British radio syndication killing off local talent


A report from the United Kingdom says that radio survived video just fine, contrary to the ominous prediction of the Buggles back in 1979 at the dawn of cable music video programming — remember “Video Killed the Radio Star”?. However, in pursuit of profits, UK radio stations are increasingly turning to national, syndicated programming, and local DJs are getting their walking papers as a result.

According to The Guardian, a wave of stations are moving to nationally-syndicated programming, and the result is a wave of disc jockeys headed for the nearest unemployment office. The Guardian notes that DJs are not covered by a trade union, making exact numbers difficult to come by, but it says the loss of jobs is in the hundreds over the past few years.

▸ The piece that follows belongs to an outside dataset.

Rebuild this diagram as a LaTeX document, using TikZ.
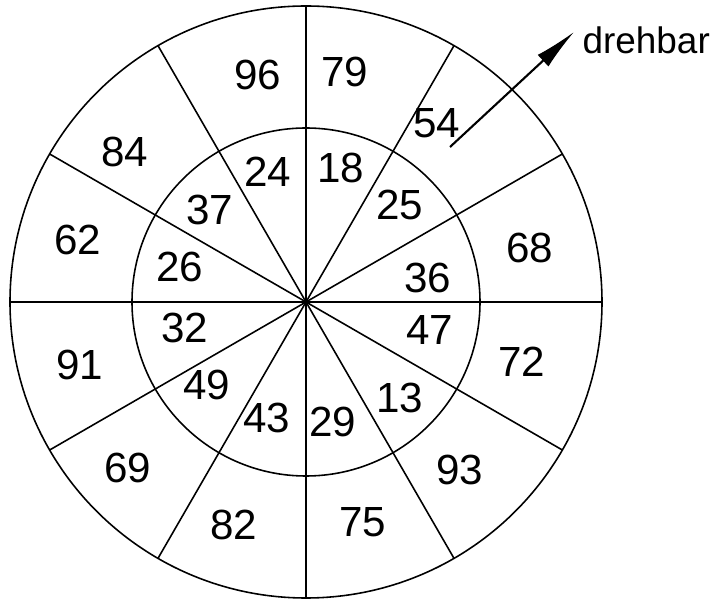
\documentclass[tikz,border=0pt]{standalone}
\usepackage{fontspec}
\setmainfont{Liberation Sans}
\usetikzlibrary{arrows.meta}

\begin{document}
\begin{tikzpicture}[x=0.02cm, y=0.02cm, line width=0.9pt,
    every node/.style={font=\fontsize{24}{28}\selectfont}]
    \useasboundingbox (-306,-299) rectangle (404,302);
    \coordinate (c) at (0,0);

    % the two rings and the twelve spokes
    \draw (c) circle[radius=296];
    \draw (c) circle[radius=174];
    \foreach \a in {0,30,...,330}
        \draw (c) -- (\a:296);

    % outer ring
    \foreach \x/\y/\n in {-48/227/96, 39/230/79, 131/179/54, 224/54/68, 216/-60/72, 154/-168/93,
        57/-220/75, -72/-223/82, -178/-166/69, -226/-63/91, -228/62/62, -181/150/84}
        \node (o\n) at (\x,\y) {\n};

    % inner ring
    \foreach \x/\y/\n in {-38/130/24, 35/134/18, 94/97/25, 122/24/36, 124/-28/47, 94/-96/13,
        27/-120/29, -39/-116/43, -99/-83/49, -121/-26/32, -126/35/26, -96/92/37}
        \node (i\n) at (\x,\y) {\n};

    % arrow
    \coordinate (tail) at (144,155);
    \coordinate (tip) at (268,270);
    \node[anchor=west, font=\fontsize{21}{25}\selectfont] (dreh) at (270,262) {drehbar};
    \draw[line width=1.2pt, -{Latex[length=24pt,width=9pt]}] (tail) -- (tip);
\end{tikzpicture}
\end{document}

The report notes that a BBC official is an unofficial tally-keeper of the exodus, since he is frequently contacted by the recently let-go who are searching for a new job.

An employment agency specializing in broadcast talent says that the jobs are still going away – it’s heard about 15 more just since the holidays – and they are not remotely balanced out by jobs opening up.

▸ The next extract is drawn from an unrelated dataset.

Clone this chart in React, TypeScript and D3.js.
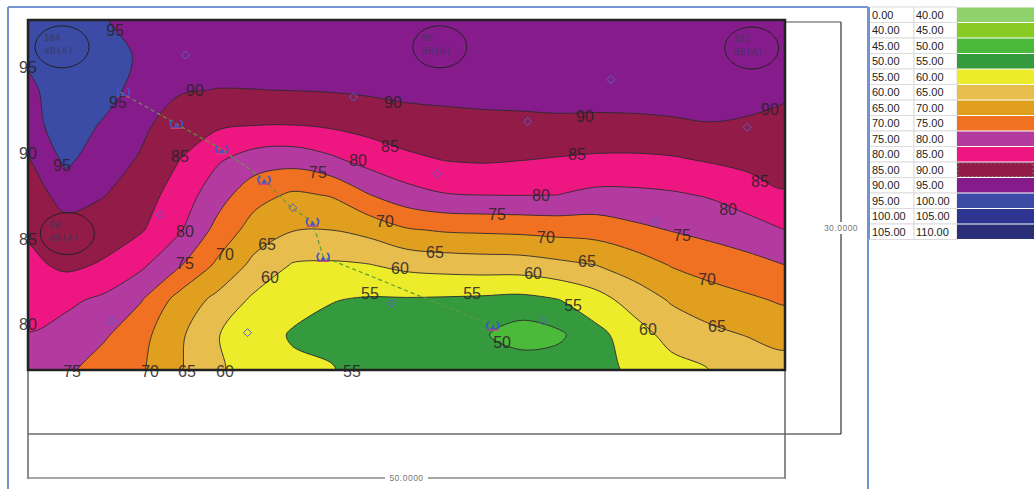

For the disenfranchised, going online is an option, but as yet few are able to bring in enough cash to turn such a website into a profitable going concern. The Guardian notes that the best it generally does is keep a DJ available for sampling by a broadcast executive who may have a job to fill – there just aren’t very many execs on the lookout.

RBR-TVBR observation: There are a lot of things that syndicated, satellite and internet audio services can do, but none of them can match the ability of AM and FM when it comes to the ability to be local. That is terrestrial radio’s major trump card, and stations must do everything they can to make their programming vibrant and local.

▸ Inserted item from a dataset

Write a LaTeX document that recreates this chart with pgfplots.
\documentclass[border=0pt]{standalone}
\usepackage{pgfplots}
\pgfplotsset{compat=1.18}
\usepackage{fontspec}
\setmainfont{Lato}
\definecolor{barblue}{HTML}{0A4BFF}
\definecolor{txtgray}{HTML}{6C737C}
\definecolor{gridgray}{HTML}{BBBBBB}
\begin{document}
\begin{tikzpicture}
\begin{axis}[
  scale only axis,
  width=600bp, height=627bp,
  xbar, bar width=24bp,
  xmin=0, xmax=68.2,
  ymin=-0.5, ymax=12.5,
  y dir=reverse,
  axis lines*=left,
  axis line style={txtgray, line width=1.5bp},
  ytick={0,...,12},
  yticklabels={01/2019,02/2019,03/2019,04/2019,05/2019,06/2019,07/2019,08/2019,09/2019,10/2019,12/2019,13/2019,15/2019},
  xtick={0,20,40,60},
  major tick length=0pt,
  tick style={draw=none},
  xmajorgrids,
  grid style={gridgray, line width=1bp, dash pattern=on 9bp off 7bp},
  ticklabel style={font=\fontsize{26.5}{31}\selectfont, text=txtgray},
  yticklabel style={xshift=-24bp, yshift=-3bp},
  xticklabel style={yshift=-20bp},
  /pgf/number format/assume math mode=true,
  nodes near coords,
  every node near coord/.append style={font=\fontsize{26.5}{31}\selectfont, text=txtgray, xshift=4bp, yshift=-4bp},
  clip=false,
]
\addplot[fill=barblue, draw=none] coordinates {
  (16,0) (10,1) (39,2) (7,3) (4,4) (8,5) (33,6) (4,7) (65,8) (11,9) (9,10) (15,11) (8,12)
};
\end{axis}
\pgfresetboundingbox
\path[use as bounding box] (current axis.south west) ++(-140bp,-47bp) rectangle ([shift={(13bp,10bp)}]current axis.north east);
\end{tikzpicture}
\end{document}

It is also important to remember that air talent is not something that can be found by putting out a “help wanted” sign. Talent is critical, but so talent development and experience, and the hard-to-resist urge to plug in something off a satellite to save cash has the ugly side-effect of choking off radio’s supply of human beings who can compel listeners to tune in.

The bottom line is what it is, and you have to do what you have to do, but squeezing local considerations out of the equation will put radio’s future at risk.